Like lots of young couples, we tried to appease everyone by attempting to be in two places at one time. We’d go to my mom’s house for an early dinner and his folks’ place for dessert. Playing beat-the-clock when Thanksgiving Day is limited to 24 hours is tough. The same is true of Christmas Day. There’s not enough time to enjoy the holiday if you’re spending most of it crisscrossing the county. We’d barely taste a forkful of candied yams and cranberry stuffing at my mom’s table before we were loading ourselves back into the car.
I can still hear the voice of a 6-year-old Jake yelling from the backseat as we drove to our next stop: “There goes the pumpkin pies.” In our haste to be on time, the desserts had been set down but not secured. They slid aimlessly across the van floor and slammed into the back of the front passenger seat, making a gooey-looking burnt sienna splash across the cloth upholstery.

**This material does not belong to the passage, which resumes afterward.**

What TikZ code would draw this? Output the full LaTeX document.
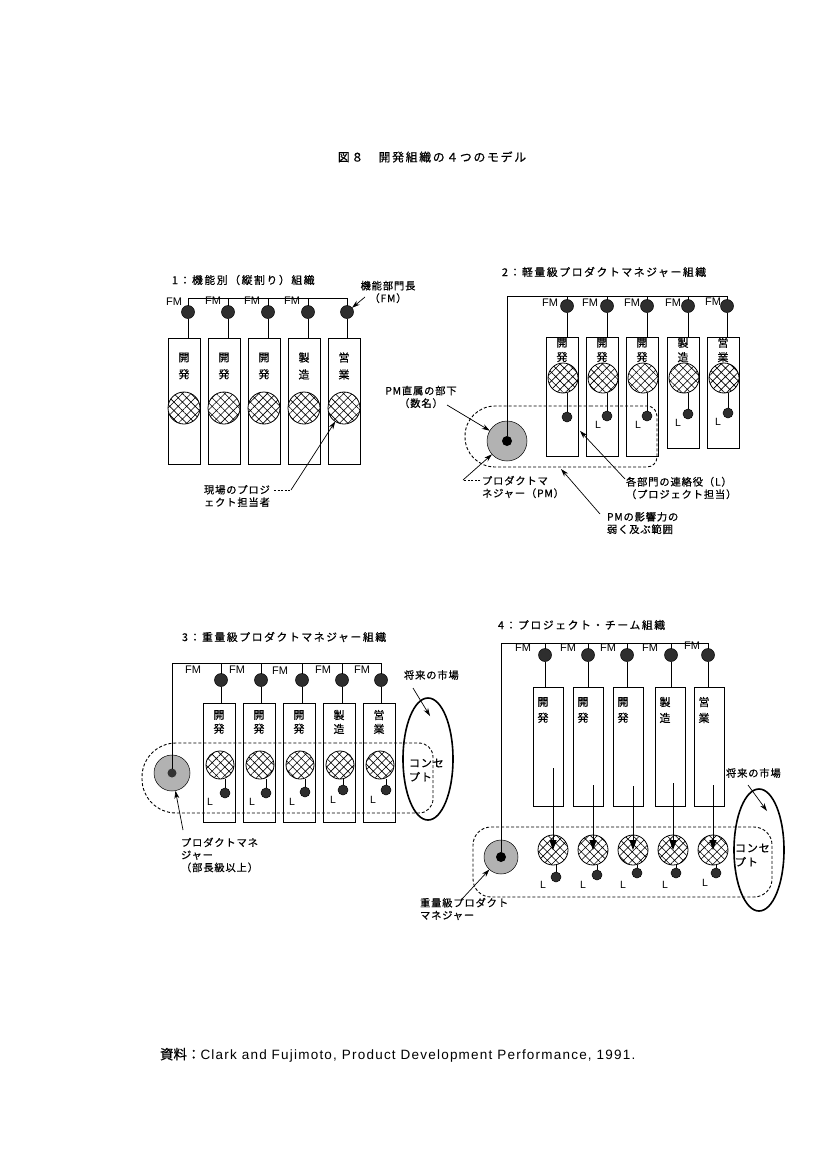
\documentclass[tikz,border=0pt]{standalone}
\usepackage{fontspec}
\setmainfont{Noto Sans CJK JP}
\newfontfamily\jpt[LetterSpace=15,FakeBold=0.6]{Noto Sans CJK JP}
\newfontfamily\jpa[LetterSpace=8,FakeBold=0.5]{Noto Sans CJK JP}
\newfontfamily\jpb[FakeBold=0.5]{Noto Sans CJK JP}
\newfontfamily\latf{Liberation Sans}
\newfontfamily\latw[LetterSpace=9]{Liberation Sans}
\usetikzlibrary{patterns.meta,arrows.meta,shapes.geometric}
\tikzset{
  every node/.style={inner sep=0pt,outer sep=0pt},
  ttl/.style={font=\jpt\fontsize{10.8}{13}\selectfont,anchor=west},
  ann/.style={font=\jpa\fontsize{10.3}{12.5}\selectfont,align=left,anchor=west},
  vt/.style={font=\jpb\fontsize{11}{15}\selectfont,align=center},
  fml/.style={font=\latf\fontsize{11}{12}\selectfont},
  ll/.style={font=\latf\fontsize{10.5}{12}\selectfont},
  fmc/.style={circle,draw,line width=0.5pt,fill=black!82,minimum size=13pt},
  lc/.style={circle,draw,line width=0.5pt,fill=black!82,minimum size=10pt},
  hc/.style={circle,draw,line width=0.8pt,minimum size=31pt,preaction={fill=white},pattern={Hatch[angle=45,distance=6pt,line width=0.6pt]}},
  dept/.style={draw,line width=0.8pt,minimum width=32pt,anchor=north west},
  pmc/.style={circle,draw,line width=0.5pt,fill=black!30,minimum size=40pt},
  pmdot/.style={circle,fill=black,minimum size=10pt},
  ln/.style={line width=0.8pt},
  lead/.style={line width=0.7pt,dash pattern=on 2pt off 1.5pt},
  arr/.style={line width=0.7pt,-{Stealth[length=8pt,width=5pt]}},
  varr/.style={line width=0.8pt,-{Triangle[length=10pt,width=7pt]}},
  region/.style={line width=0.9pt,dash pattern=on 3pt off 2pt},
  mkt/.style={ellipse,draw,line width=1.6pt,minimum width=50pt,minimum height=122pt},
}
\begin{document}
\begin{tikzpicture}[x=1pt,y=-1pt]
\fill[white] (0,0) rectangle (827,1170);
\useasboundingbox (0,0) rectangle (827,1170);

\node[font=\jpt\fontsize{11.8}{14}\selectfont] (title) at (432,157) {図８　開発組織の４つのモデル};

% ---------------- Panel 1
\node[ttl] (p1title) at (172,280) {1：機能別（縦割り）組織};
\coordinate (p1bus) at (0,298);
\foreach \i/\x in {1/168,2/208,3/248,4/288,5/328}{
  \node[dept,minimum height=126pt] (p1b\i) at (\x,338) {};
  \node[hc,minimum size=32pt] (p1h\i) at (\x+16,408) {};
}
\foreach \i/\x/\a/\b in {1/168/開/発,2/208/開/発,3/248/開/発,4/288/製/造,5/328/営/業}{
  \node[vt,font=\jpb\fontsize{11}{17}\selectfont] (p1t\i) at (\x+16,366) {\a\\\b};
}
\foreach \i/\x in {1/188,2/228,3/268,4/308,5/347}{
  \node[fmc] (p1f\i) at (\x,312) {};
  \draw[ln] (p1f\i) -- (p1f\i |- p1b\i.north);
  \draw[ln] (p1f\i) -- (p1f\i |- p1bus);
}
\draw[ln] (p1f1 |- p1bus) -- (p1f5 |- p1bus);
\foreach \i/\x/\y in {1/174/302,2/213/301,3/252/301,4/292/301}{
  \node[fml] (p1m\i) at (\x,\y) {FM};
}
\node[ann,align=center,anchor=center] (p1n1) at (388,292) {機能部門長\\（FM）};
\coordinate (p1k1) at (365,297);
\draw[arr] (p1k1) -- (p1f5);
\node[ann] (p1n2) at (204,496) {現場のプロジ\\ェクト担当者};
\coordinate (p1k20) at (274,490);
\coordinate (p1k2) at (291,490);
\draw[lead] (p1k20) -- (p1k2);
\draw[arr] (p1k2) -- (p1h5);

% ---------------- Panel 2
\node[ttl] (p2title) at (502,272) {2：軽量級プロダクトマネジャー組織};
\coordinate (p2bus) at (0,296);
\draw[region] (560,406) [rounded corners=10pt] -- (657,406) -- (657,467) -- (560,467) [rounded corners=30pt] -- (465,467) -- (465,406) -- cycle;
\coordinate (p2rb) at (561,469);
\foreach \i/\x/\h in {1/546/119,2/586/119,3/626/119,4/667/111,5/707/111}{
  \node[dept,minimum height=\h pt] (p2b\i) at (\x,337) {};
  \node[hc,minimum size=30pt] (p2h\i) at (\x+17,378) {};
}
\foreach \i/\x/\a/\b in {1/546/開/発,2/586/開/発,3/626/開/発,4/667/製/造,5/707/営/業}{
  \node[vt,font=\jpb\fontsize{11}{14.5}\selectfont] (p2t\i) at (\x+16,350) {\a\\\b};
}
\foreach \i/\x in {1/567,2/607,3/647,4/688,5/727}{
  \node[fmc] (p2f\i) at (\x,306) {};
  \draw[ln] (p2f\i) -- (p2f\i |- p2b\i.north);
}
\foreach \i in {1,2,3,4}{
  \draw[ln] (p2f\i) -- (p2f\i |- p2bus);
}
\foreach \i/\x/\y in {1/550/303,2/590/303,3/632/303,4/673/303,5/713/302}{
  \node[fml] (p2m\i) at (\x,\y) {FM};
}
\foreach \i/\x/\y in {1/567/417,2/607/416,3/647/416,4/688/414,5/728/413}{
  \node[lc] (p2l\i) at (\x,\y) {};
  \draw[ln] (p2l\i) -- (p2l\i |- p2h\i.south);
}
\foreach \i/\x/\y in {2/598/425,3/638/425,4/678/423,5/718/422}{
  \node[ll] (p2ll\i) at (\x,\y) {L};
}
\node[pmc] (p2pm) at (507,441) {};
\node[pmdot] (p2pmd) at (507,441) {};
\draw[ln] (p2pmd) -- (p2pmd |- p2bus) -- (p2f5 |- p2bus) -- (p2f5);
\node[ann,align=center,anchor=center] (p2n1) at (421,397) {PM直属の部下\\（数名）};
\coordinate (p2k1) at (447,405);
\draw[arr] (p2k1) -- (p2pm);
\node[ann] (p2n2) at (482,487) {プロダクトマ\\ネジャー（PM）};
\coordinate (p2k20) at (480,480);
\coordinate (p2k2) at (463,480);
\draw[lead] (p2k20) -- (p2k2);
\draw[arr] (p2k2) -- (p2pm);
\node[ann] (p2n3) at (626,488) {各部門の連絡役（L）\\（プロジェクト担当）};
\coordinate (p2k3) at (625,479);
\draw[arr,shorten >=14pt] (p2k3) -- (p2l1);
\node[ann] (p2n4) at (607,523) {PMの影響力の\\弱く及ぶ範囲};
\coordinate (p2k4) at (600,514);
\draw[arr] (p2k4) -- (p2rb);

% ---------------- Panel 3
\node[ttl] (p3title) at (182,637) {3：重量級プロダクトマネジャー組織};
\coordinate (p3bus) at (0,663);
\draw[region] (300,743) [rounded corners=14pt] -- (433,743) -- (433,813) -- (300,813) [rounded corners=34pt] -- (142,813) -- (142,743) -- cycle;
\foreach \i/\x in {1/203,2/243,3/283,4/323,5/363}{
  \node[dept,minimum height=119pt] (p3b\i) at (\x,703) {};
  \node[hc,minimum size=28pt] (p3h\i) at (\x+17,765) {};
}
\foreach \i/\x/\a/\b in {1/203/開/発,2/243/開/発,3/283/開/発,4/323/製/造,5/363/営/業}{
  \node[vt,font=\jpb\fontsize{11}{14}\selectfont] (p3t\i) at (\x+16,722) {\a\\\b};
}
\foreach \i/\x in {1/221,2/261,3/302,4/342,5/381}{
  \node[fmc] (p3f\i) at (\x,680) {};
  \draw[ln] (p3f\i) -- (p3f\i |- p3b\i.north);
}
\foreach \i in {1,2,3,4}{
  \draw[ln] (p3f\i) -- (p3f\i |- p3bus);
}
\foreach \i/\x/\y in {1/193/670,2/237/670,3/280/671,4/323/670,5/362/670}{
  \node[fml] (p3m\i) at (\x,\y) {FM};
}
\foreach \i/\x/\y in {1/225/793,2/266/793,3/305/792,4/343/790,5/386/790}{
  \node[lc] (p3l\i) at (\x,\y) {};
  \draw[ln] (p3l\i) -- (p3l\i |- p3h\i.south);
}
\foreach \i/\x/\y in {1/210/802,2/252/802,3/292/802,4/333/800,5/373/800}{
  \node[ll] (p3ll\i) at (\x,\y) {L};
}
\node[pmc,minimum size=36pt] (p3pm) at (172,773) {};
\node[pmdot,minimum size=9pt,fill=black!80] (p3pmd) at (172,773) {};
\draw[ln] (p3pmd) -- (p3pmd |- p3bus) -- (p3f5 |- p3bus) -- (p3f5);
\node[mkt] (p3mk) at (428,759) {};
\node[ann,font=\jpa\fontsize{11}{14}\selectfont] (p3c) at (409,770) {コンセ\\プト};
\node[ann] (p3n1) at (404,675) {将来の市場};
\coordinate (p3k1) at (413,688);
\coordinate (p3k2) at (430,716);
\draw[arr] (p3k1) -- (p3k2);
\node[ann] (p3n2) at (181,855) {プロダクトマネ\\ジャー\\（部長級以上）};
\coordinate (p3k3) at (183,830);
\draw[arr] (p3k3) -- (p3pm);

% ---------------- Panel 4
\node[ttl] (p4title) at (498,625) {4：プロジェクト・チーム組織};
\coordinate (p4bus) at (0,643);
\draw[region] (620,827) [rounded corners=18pt] -- (772,827) -- (772,897) -- (473,897) -- (473,827) -- cycle;
\foreach \i/\x in {1/533,2/573,3/613,4/655,5/694}{
  \node[dept,minimum width=30pt,minimum height=119pt] (p4b\i) at (\x,687) {};
}
\foreach \i/\x/\a/\b in {1/533/開/発,2/573/開/発,3/613/開/発,4/655/製/造,5/694/営/業}{
  \node[vt,font=\jpb\fontsize{11}{16}\selectfont] (p4t\i) at (\x+10,710) {\a\\\b};
}
\foreach \i/\x in {1/545,2/588,3/627,4/671,5/708}{
  \node[fmc] (p4f\i) at (\x,655) {};
  \draw[ln] (p4f\i) -- (p4f\i |- p4b\i.north);
}
\foreach \i in {1,2,3,4}{
  \draw[ln] (p4f\i) -- (p4f\i |- p4bus);
}
\foreach \i/\x/\y in {1/523/648,2/568/648,3/608/648,4/650/648,5/692/646}{
  \node[fml] (p4m\i) at (\x,\y) {FM};
}
\foreach \i/\x/\y in {1/553/768,2/593/785,3/633/786,4/673/783,5/713/785}{
  \node[hc,minimum size=30pt] (p4h\i) at (\x,850) {};
  \coordinate (p4s\i) at (\x,\y);
}
\foreach \i/\x/\y in {1/556/877,2/597/875,3/637/873,4/676/873,5/716/873}{
  \node[lc] (p4l\i) at (\x,\y) {};
  \draw[ln] (p4l\i) -- (p4l\i |- p4h\i.south);
}
\foreach \i in {1,2,3,4,5}{
  \draw[varr] (p4s\i) -- (p4h\i.center);
}
\foreach \i/\x/\y in {1/543/885,2/583/885,3/623/885,4/665/885,5/705/883}{
  \node[ll] (p4ll\i) at (\x,\y) {L};
}
\node[pmc,minimum size=34pt] (p4pm) at (501,857) {};
\node[pmdot] (p4pmd) at (501,857) {};
\draw[ln] (p4pmd) -- (p4pmd |- p4bus) -- (p4f5 |- p4bus) -- (p4f5);
\node[mkt] (p4mk) at (759,850) {};
\node[ann,font=\jpa\fontsize{11}{14}\selectfont] (p4c) at (735,855) {コンセ\\プト};
\node[ann] (p4n1) at (726,773) {将来の市場};
\coordinate (p4k1) at (748,785);
\coordinate (p4k2) at (767,811);
\draw[arr] (p4k1) -- (p4k2);
\node[ann] (p4n2) at (420,909) {重量級プロダクト\\マネジャー};
\coordinate (p4k3) at (462,899);
\draw[arr] (p4k3) -- (p4pm);

% ---------------- Footer
\node[anchor=west] (foot) at (160,1055) {{\jpb\fontsize{13.5}{15}\selectfont 資料：}{\latw\fontsize{13.5}{15}\selectfont Clark and Fujimoto, Product Development Performance, 1991.}};
\end{tikzpicture}
\end{document}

Scurrying from house to house was how we spent the next several Thanksgivings and Christmases. Inwardly I wanted to mount a stay-at-home-for-the-holidays coup. The thought of packing up three kids, two car seats, a green bean casserole, and sundry other items had lost its appeal. Maybe I had spent too many Christmas Eves staying up until 2 a.m. helping Nick put together a 350-piece something whose box has innocently cautioned: “some assembly required.”
Exhausted toward the end of one of these marathon holiday events, I collapsed on the couch where other similarly fatigued parents grouped. My brother-in-law, Leo sitting nearby listened as I lamented the craziness of the season. He smiled and nodded knowingly. His family had just spent their day under similar circumstances. “Next year, why don’t we move our get-together to the day after Christmas?” he proposed to no one in particular. A huge sigh swept through the room, followed by cheers of relief. “Why hadn’t we thought of this before?” asked a sister-in-law. “Where does it say that we have to scrunch everything into one 24-hour day?”
The meaningful parts of our celebration would be the same; they would just occur a day later. Pop-pop would still be the center of attention as he donned his Santa hat to pass out gifts. The grandkids would wait wide-eyed to hear their name called before eagerly opening their presents. The overabundance of sugar cookies, popcorn balls and fudge would get a second chance to find a welcome palate.
A once stress-filled, jammed-packed ritual was forever transformed into an extended familyfest. Leisurely, all of us kids-at-heart could delight in the blessings that come when you’re part of a large family, minus the harried disposition. No one would have to keep an eye on the clock, poised to rush out the door for another gathering. As a bonus, we all got an extra day to anticipate the fun.
The years have passed since we could look forward to sipping a cup of Nana’s hot apple cider, gobbling a scoop of Sitie’s pistachio fluff or listening to Uncle George regale us with stories, while we laughed as though hearing his tales for the first time.
It’s the sweetest memories that last. And isn’t that really the best part of the holidays.